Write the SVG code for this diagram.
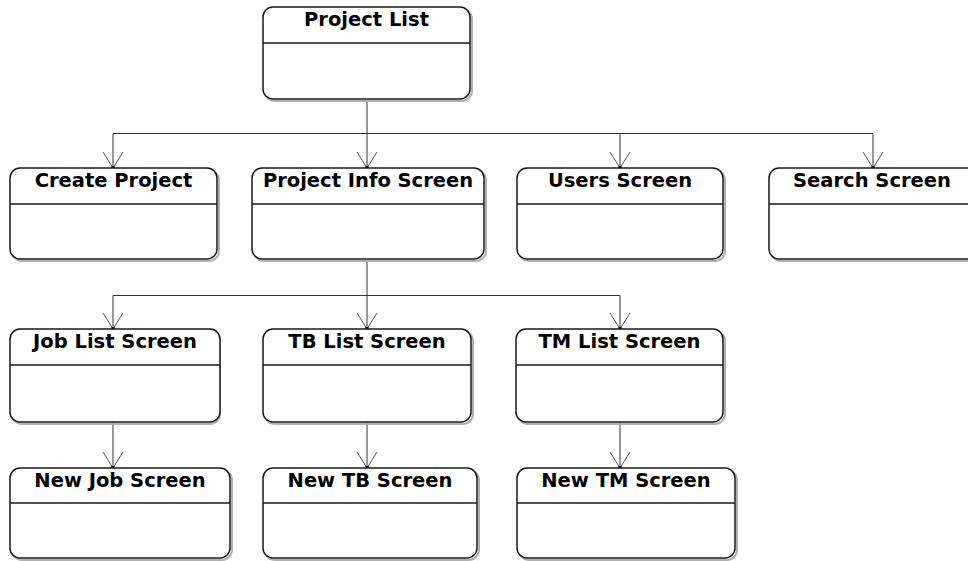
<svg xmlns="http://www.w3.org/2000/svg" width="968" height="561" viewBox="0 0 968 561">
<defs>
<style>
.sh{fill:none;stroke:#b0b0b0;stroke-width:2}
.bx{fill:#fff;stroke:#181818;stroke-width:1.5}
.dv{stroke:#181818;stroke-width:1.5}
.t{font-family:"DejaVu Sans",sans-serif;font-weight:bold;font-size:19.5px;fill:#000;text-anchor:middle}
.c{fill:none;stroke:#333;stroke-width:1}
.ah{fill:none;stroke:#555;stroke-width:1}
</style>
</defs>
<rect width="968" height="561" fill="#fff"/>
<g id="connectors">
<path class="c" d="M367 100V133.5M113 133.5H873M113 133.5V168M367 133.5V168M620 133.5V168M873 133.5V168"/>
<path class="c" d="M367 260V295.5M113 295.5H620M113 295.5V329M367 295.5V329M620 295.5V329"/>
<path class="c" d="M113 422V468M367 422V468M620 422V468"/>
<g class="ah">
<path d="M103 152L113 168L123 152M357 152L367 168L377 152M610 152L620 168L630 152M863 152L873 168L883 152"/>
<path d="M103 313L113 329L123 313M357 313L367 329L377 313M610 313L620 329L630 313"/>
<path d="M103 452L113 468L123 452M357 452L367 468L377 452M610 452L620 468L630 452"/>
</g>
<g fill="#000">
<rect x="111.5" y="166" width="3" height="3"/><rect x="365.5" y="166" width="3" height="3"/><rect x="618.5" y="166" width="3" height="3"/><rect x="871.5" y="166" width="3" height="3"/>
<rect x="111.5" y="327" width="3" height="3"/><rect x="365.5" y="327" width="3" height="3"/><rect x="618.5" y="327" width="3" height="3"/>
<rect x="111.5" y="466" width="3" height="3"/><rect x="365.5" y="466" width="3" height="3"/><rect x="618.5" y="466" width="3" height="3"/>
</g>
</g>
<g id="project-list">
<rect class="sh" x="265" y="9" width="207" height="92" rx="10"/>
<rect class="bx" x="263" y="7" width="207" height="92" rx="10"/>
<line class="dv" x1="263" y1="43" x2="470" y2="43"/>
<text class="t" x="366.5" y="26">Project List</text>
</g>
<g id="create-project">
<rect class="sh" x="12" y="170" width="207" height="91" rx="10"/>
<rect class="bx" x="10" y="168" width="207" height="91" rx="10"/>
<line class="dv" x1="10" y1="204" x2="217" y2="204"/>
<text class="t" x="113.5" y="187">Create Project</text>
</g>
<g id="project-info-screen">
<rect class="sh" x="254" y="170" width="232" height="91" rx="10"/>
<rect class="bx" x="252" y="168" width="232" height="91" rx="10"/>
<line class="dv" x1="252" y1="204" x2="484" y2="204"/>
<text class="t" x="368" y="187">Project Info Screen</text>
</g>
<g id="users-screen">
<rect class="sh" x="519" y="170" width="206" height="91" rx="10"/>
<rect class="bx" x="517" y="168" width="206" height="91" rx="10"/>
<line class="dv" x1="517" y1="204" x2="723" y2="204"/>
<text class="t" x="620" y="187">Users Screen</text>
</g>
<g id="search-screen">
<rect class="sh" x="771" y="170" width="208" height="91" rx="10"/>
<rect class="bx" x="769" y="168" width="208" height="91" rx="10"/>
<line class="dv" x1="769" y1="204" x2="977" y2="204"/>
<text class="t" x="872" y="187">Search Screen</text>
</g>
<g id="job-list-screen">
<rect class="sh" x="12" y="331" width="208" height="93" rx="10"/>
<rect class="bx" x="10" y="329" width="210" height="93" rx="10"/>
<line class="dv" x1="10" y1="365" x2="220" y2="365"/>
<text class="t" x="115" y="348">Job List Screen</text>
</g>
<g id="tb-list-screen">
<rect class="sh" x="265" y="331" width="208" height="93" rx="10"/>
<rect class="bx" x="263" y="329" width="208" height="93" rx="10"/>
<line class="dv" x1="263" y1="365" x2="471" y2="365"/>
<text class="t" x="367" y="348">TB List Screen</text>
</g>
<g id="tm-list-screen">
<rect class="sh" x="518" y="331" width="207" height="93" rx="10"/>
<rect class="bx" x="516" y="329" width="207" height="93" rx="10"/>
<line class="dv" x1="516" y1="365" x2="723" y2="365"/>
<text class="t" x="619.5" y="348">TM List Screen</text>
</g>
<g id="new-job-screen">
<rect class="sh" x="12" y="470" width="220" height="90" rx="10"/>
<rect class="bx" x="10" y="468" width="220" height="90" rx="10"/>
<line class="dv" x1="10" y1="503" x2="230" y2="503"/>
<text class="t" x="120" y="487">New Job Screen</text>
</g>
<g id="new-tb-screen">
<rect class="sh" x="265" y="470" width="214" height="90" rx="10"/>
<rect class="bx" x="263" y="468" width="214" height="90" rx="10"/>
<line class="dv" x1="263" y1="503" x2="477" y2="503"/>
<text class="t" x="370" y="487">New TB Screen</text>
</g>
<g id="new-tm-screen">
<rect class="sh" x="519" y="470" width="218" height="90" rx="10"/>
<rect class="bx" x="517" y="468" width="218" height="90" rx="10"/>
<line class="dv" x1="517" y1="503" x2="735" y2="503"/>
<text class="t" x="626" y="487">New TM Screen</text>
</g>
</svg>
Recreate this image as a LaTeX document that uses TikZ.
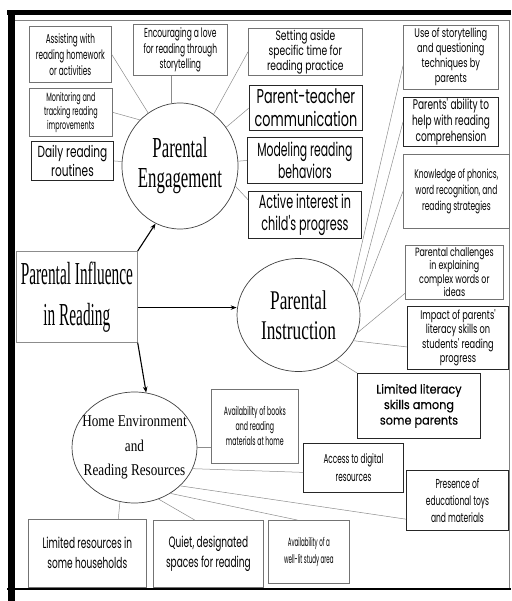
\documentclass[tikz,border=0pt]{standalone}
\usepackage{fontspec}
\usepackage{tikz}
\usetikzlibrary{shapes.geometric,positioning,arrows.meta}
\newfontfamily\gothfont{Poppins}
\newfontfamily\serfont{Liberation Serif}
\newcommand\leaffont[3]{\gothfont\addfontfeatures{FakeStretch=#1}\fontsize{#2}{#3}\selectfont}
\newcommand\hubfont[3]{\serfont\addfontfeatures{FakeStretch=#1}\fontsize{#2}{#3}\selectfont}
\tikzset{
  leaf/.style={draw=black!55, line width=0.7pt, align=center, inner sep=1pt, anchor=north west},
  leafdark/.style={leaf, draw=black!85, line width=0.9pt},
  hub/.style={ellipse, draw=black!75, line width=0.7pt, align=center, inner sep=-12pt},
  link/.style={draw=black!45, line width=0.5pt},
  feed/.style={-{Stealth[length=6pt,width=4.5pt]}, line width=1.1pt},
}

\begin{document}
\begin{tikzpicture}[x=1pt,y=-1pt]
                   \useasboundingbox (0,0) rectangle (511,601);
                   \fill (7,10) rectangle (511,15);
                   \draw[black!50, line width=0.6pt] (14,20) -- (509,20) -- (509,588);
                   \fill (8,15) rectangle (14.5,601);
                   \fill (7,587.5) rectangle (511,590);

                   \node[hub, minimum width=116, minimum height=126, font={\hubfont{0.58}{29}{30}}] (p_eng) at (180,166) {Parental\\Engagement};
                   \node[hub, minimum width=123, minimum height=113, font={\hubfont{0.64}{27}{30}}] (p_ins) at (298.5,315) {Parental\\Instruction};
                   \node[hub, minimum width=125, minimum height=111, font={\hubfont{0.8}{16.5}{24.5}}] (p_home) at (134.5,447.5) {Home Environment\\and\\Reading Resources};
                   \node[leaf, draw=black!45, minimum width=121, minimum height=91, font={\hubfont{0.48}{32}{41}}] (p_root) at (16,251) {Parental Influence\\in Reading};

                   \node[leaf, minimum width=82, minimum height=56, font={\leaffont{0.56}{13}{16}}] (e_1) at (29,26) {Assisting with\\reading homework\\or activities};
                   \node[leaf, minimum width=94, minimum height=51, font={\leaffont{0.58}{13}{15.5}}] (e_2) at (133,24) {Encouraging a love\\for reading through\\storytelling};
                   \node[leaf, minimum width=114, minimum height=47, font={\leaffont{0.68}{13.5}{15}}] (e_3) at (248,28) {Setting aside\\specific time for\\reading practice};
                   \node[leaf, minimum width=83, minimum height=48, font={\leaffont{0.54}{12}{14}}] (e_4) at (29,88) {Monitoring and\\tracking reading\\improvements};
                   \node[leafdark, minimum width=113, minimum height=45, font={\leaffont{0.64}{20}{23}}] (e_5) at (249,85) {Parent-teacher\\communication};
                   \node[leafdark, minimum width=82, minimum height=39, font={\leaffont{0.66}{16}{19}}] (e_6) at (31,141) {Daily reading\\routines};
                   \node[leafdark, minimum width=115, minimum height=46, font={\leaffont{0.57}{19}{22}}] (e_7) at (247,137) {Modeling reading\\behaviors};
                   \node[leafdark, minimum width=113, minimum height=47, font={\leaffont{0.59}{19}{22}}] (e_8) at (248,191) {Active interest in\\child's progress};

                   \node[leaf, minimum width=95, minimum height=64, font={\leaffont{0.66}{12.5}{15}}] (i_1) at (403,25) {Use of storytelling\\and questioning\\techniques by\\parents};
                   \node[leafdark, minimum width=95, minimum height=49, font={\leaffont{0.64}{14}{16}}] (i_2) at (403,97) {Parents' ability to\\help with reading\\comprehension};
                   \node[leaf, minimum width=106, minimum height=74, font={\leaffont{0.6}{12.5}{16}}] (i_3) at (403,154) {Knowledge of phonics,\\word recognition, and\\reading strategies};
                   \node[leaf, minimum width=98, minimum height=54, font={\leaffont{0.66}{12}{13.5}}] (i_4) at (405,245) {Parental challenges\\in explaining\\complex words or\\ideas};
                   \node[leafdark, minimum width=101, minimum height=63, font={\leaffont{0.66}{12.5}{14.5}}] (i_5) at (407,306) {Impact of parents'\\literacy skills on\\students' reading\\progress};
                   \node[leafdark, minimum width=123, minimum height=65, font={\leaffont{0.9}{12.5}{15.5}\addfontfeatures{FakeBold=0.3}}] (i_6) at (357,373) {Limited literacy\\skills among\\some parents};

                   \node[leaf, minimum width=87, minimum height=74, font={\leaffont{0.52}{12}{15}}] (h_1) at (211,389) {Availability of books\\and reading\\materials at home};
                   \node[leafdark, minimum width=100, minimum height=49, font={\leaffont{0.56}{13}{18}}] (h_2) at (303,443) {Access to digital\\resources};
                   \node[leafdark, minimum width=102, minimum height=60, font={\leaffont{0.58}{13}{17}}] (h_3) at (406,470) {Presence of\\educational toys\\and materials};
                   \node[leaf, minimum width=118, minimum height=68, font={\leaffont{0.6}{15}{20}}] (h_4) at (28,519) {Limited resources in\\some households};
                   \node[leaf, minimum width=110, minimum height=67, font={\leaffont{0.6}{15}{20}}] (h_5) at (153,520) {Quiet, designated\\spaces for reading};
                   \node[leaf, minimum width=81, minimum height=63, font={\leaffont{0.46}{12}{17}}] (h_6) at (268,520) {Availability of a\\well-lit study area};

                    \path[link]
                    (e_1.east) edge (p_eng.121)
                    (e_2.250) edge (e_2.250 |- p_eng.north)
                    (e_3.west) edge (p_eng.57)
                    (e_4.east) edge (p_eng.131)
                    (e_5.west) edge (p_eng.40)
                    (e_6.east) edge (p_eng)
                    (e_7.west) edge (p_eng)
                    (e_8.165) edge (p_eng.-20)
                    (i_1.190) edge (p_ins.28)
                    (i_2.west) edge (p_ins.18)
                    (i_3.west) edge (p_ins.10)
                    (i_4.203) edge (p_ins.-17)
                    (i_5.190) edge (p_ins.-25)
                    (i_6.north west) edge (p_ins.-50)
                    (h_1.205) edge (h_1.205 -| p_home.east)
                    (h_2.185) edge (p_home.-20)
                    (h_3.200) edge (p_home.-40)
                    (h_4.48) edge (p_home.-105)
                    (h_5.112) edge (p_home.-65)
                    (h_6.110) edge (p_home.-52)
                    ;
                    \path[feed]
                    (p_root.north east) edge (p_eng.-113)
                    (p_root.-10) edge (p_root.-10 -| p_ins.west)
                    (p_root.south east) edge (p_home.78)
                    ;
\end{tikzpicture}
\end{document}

────────────────────

▶ **EXERCISE DIRECTIONS**: Return all lines with the word "this" in them.

▶ **THE RESULT**:
Write the SVG code for this diagram.
Recreate this image as a LaTeX document that uses TikZ.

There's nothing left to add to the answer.